The series follows Carmen "Carmy" Berzatto, an award-winning chef de cuisine, who returns to his hometown of Chicago to run his late brother Michael's failing Italian beef sandwich shop and revamps the shop into a fine dining establishment, the Bear. In the episode, Carmy reminisces over his past experiences in other restaurants as he tries to move forward with the newly open River North place. The episode has scant dialogue; most of the spoken lines are fragments of memory, only a handful taking place in the contemporary timeline.

Jeremy Allen White was nominated for a Primetime Emmy Award for his performance in this episode.

==Plot==
The episode is presented as a nonlinear, intertwining collection of flashbacks as Carmy goes to work the morning after the soft opening of The Bear. After establishing shots of the city of Chicago, Lake Michigan, and Carmy in his apartment, a title card states PART III.

===Flashbacks===
Carmy (Jeremy Allen White) spends years working for renowned chefs at various restaurants. He first stages at The French Laundry, then returns to Chicago to work for Chef Terry (Olivia Colman) alongside Luca (Will Poulter) at Ever, where he eventually rises to the CDC position. Impressed with Carmy's talent and dedication, Chef Terry sends him to Copenhagen to work at Noma under René Redzepi, an experience he cherishes.
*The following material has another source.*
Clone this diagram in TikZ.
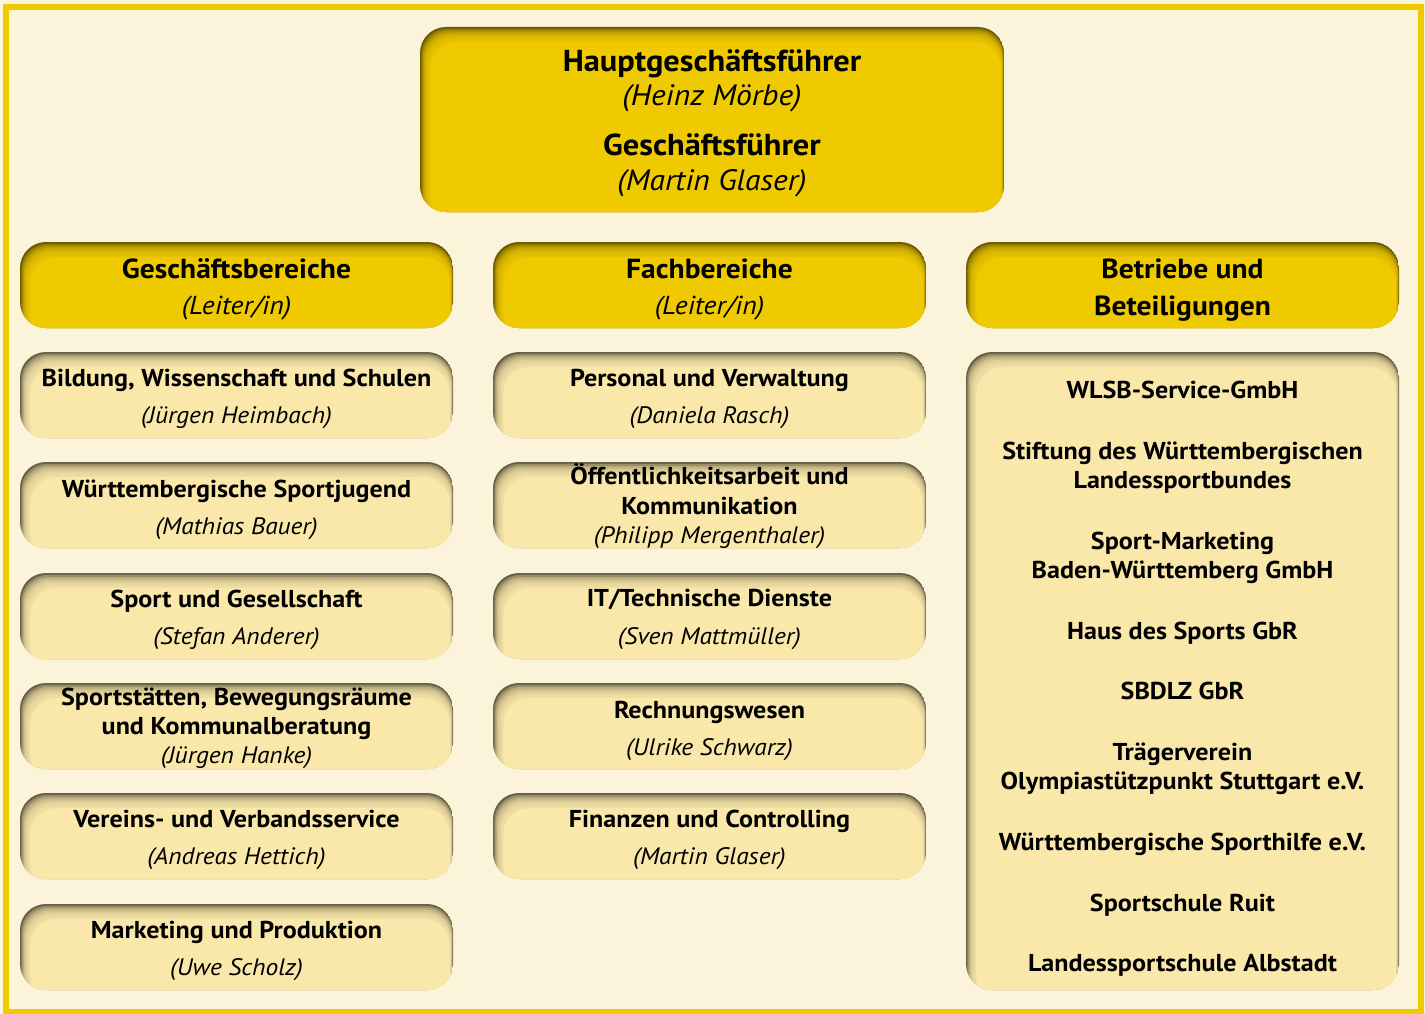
\documentclass[tikz,border=0pt]{standalone}
\usepackage{fontspec}
\setmainfont{PT Sans}[FakeStretch=1.07]
\usetikzlibrary{calc}
\definecolor{bg}{HTML}{FBF4DA}
\definecolor{gold}{HTML}{F0CA00}
\definecolor{pale}{HTML}{FAE8AA}
\tikzset{
  insetshade/.style n args={3}{%
    rounded corners=#3,
    path picture={
      \fill[#2] (path picture bounding box.south west) rectangle (path picture bounding box.north east);
      \foreach \i in {1,...,7}{
        \fill[#1, opacity=0.33, rounded corners=#3]
          ($(path picture bounding box.north west)+(1.3*\i,1.9*\i)$) rectangle
          ($(path picture bounding box.south east)+(-0.4*\i,12)$);
      }
      \fill[#1, rounded corners=#3]
          ($(path picture bounding box.north west)+(10.4,15.2)$) rectangle
          ($(path picture bounding box.south east)+(-3.2,12)$);
    }
  },
  goldbox/.style={inner sep=0pt, insetshade={gold}{gold!45!black}{26pt}},
  palebox/.style={inner sep=0pt, insetshade={pale}{pale!42!black}{26pt}},
  colbox/.style={minimum width=433pt, minimum height=86pt},
  tb/.style={anchor=base, font=\bfseries\fontsize{24.4}{28}\selectfont, inner sep=0pt},
  ti/.style={anchor=base, font=\itshape\fontsize{23.8}{28}\selectfont, inner sep=0pt},
  hb/.style={anchor=base, font=\bfseries\fontsize{27.6}{31}\selectfont, inner sep=0pt},
  hi/.style={anchor=base, font=\itshape\fontsize{26}{30}\selectfont, inner sep=0pt},
  topb/.style={anchor=base, font=\bfseries\fontsize{30.3}{34}\selectfont, inner sep=0pt},
  topi/.style={anchor=base, font=\itshape\fontsize{29.5}{34}\selectfont, inner sep=0pt},
}
\begin{document}
\begin{tikzpicture}[x=1pt,y=-1pt]
\useasboundingbox (0,0) rectangle (1425,1014);
\fill[bg] (0,0) rectangle (1425,1014);
\draw[gold, line width=6pt] (5.5,7.5) rectangle (1421,1012);

% top box
\node[goldbox, minimum width=584pt, minimum height=185pt] (top) at (712,119.5) {};
\node[topb] (t1) at (712,72) {Hauptgeschäftsführer};
\node[topi] (t2) at (712,106) {(Heinz Mörbe)};
\node[topb] (t3) at (712,156) {Geschäftsführer};
\node[topi] (t4) at (712,190) {(Martin Glaser)};

% header boxes
\node[goldbox, colbox] (h1) at (236.5,285) {};
\node[goldbox, colbox] (h2) at (709.5,285) {};
\node[goldbox, colbox] (h3) at (1182.5,285) {};
\node[hb] (h1a) at (236.5,278) {Geschäftsbereiche};
\node[hi] (h1b) at (236.5,314) {(Leiter/in)};
\node[hb] (h2a) at (709.5,278) {Fachbereiche};
\node[hi] (h2b) at (709.5,314) {(Leiter/in)};
\node[hb] (h3a) at (1182.5,278) {Betriebe und};
\node[hb] (h3b) at (1182.5,315) {Beteiligungen};

% column 1
\foreach \n/\y in {a1/395,a2/505,a3/616,a4/726,a5/836,a6/947}{
  \node[palebox, colbox] (\n) at (236.5,\y) {};
}
\node[tb] (a1t) at (236.5,386) {Bildung, Wissenschaft und Schulen};
\node[ti] (a1n) at (236.5,423) {(Jürgen Heimbach)};
\node[tb] (a2t) at (236.5,497) {Württembergische Sportjugend};
\node[ti] (a2n) at (236.5,534) {(Mathias Bauer)};
\node[tb] (a3t) at (236.5,607) {Sport und Gesellschaft};
\node[ti] (a3n) at (236.5,644) {(Stefan Anderer)};
\node[tb] (a4t) at (236.5,705) {Sportstätten, Bewegungsräume};
\node[tb] (a4u) at (236.5,734) {und Kommunalberatung};
\node[ti] (a4n) at (236.5,763) {(Jürgen Hanke)};
\node[tb] (a5t) at (236.5,827) {Vereins- und Verbandsservice};
\node[ti] (a5n) at (236.5,864) {(Andreas Hettich)};
\node[tb] (a6t) at (236.5,938) {Marketing und Produktion};
\node[ti] (a6n) at (236.5,975) {(Uwe Scholz)};

% column 2
\foreach \n/\y in {b1/395,b2/505,b3/616,b4/726,b5/836}{
  \node[palebox, colbox] (\n) at (709.5,\y) {};
}
\node[tb] (b1t) at (709.5,386) {Personal und Verwaltung};
\node[ti] (b1n) at (709.5,423) {(Daniela Rasch)};
\node[tb] (b2t) at (709.5,484) {Öffentlichkeitsarbeit und};
\node[tb] (b2u) at (709.5,514) {Kommunikation};
\node[ti] (b2n) at (709.5,543) {(Philipp Mergenthaler)};
\node[tb] (b3t) at (709.5,606) {IT/Technische Dienste};
\node[ti] (b3n) at (709.5,644) {(Sven Mattmüller)};
\node[tb] (b4t) at (709.5,718) {Rechnungswesen};
\node[ti] (b4n) at (709.5,755) {(Ulrike Schwarz)};
\node[tb] (b5t) at (709.5,827) {Finanzen und Controlling};
\node[ti] (b5n) at (709.5,864) {(Martin Glaser)};

% column 3
\node[palebox, minimum width=433pt, minimum height=638pt] (c) at (1182.5,671) {};
\node[tb] (c1) at (1182.5,398) {WLSB-Service-GmbH};
\node[tb] (c2) at (1182.5,459) {Stiftung des Württembergischen};
\node[tb] (c2b) at (1182.5,488) {Landessportbundes};
\node[tb] (c3) at (1182.5,549) {Sport-Marketing};
\node[tb] (c3b) at (1182.5,578) {Baden-Württemberg GmbH};
\node[tb] (c4) at (1182.5,639) {Haus des Sports GbR};
\node[tb] (c5) at (1182.5,699) {SBDLZ GbR};
\node[tb] (c6) at (1182.5,760) {Trägerverein};
\node[tb] (c6b) at (1182.5,789) {Olympiastützpunkt Stuttgart e.V.};
\node[tb] (c7) at (1182.5,850) {Württembergische Sporthilfe e.V.};
\node[tb] (c8) at (1182.5,911) {Sportschule Ruit};
\node[tb] (c9) at (1182.5,971) {Landessportschule Albstadt};
\end{tikzpicture}
\end{document}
Carmy returns home from Copenhagen for Christmas, but after a tumultuous family dinner, (Note: As seen in "Fishes".) he takes up his cousin Michelle's (Sarah Paulson) offer to move to New York City to pursue his career, where he stays with her and her boyfriend Stevie (John Mulaney). Sugar (Abby Elliott) sees him off at O'Hare, expresses a fear that she'll never see him again, and slips $1,000 in Carmy's jacket pocket, money that he had previously refused to take from her. Carmy often comes home from work at 3 a.m. and crashes out on Michelle and Stevie's couch. Stevie tucks him in properly with a blanket, complaining all the while, "You smell like a goddamn donkey," and spraying air freshener over him.

In New York, Carmy first works for Daniel Boulud at Daniel, and later David Fields at Empire, the latter of whom harshly criticizes and berates Carmy for his mistakes while instilling in him the "subtract" principle: using as few ingredients as possible. Carmy develops a hamachi dish with a blood orange sauce and garnish only for Fields to have him swap out the blood orange for fennel to exert his ownership over the dish, but Carmy discreetly substitutes one plate back with the blood orange, under the false pretense that the customer has a fennel allergy. This plate is served to Sydney (Ayo Edebiri). (Note: Sydney recounts this incident to Marcus in "Braciole" describing how she spent her money years ago exploring New York City's finest restaurants, and that her favorite dish was cooked by Carmy.)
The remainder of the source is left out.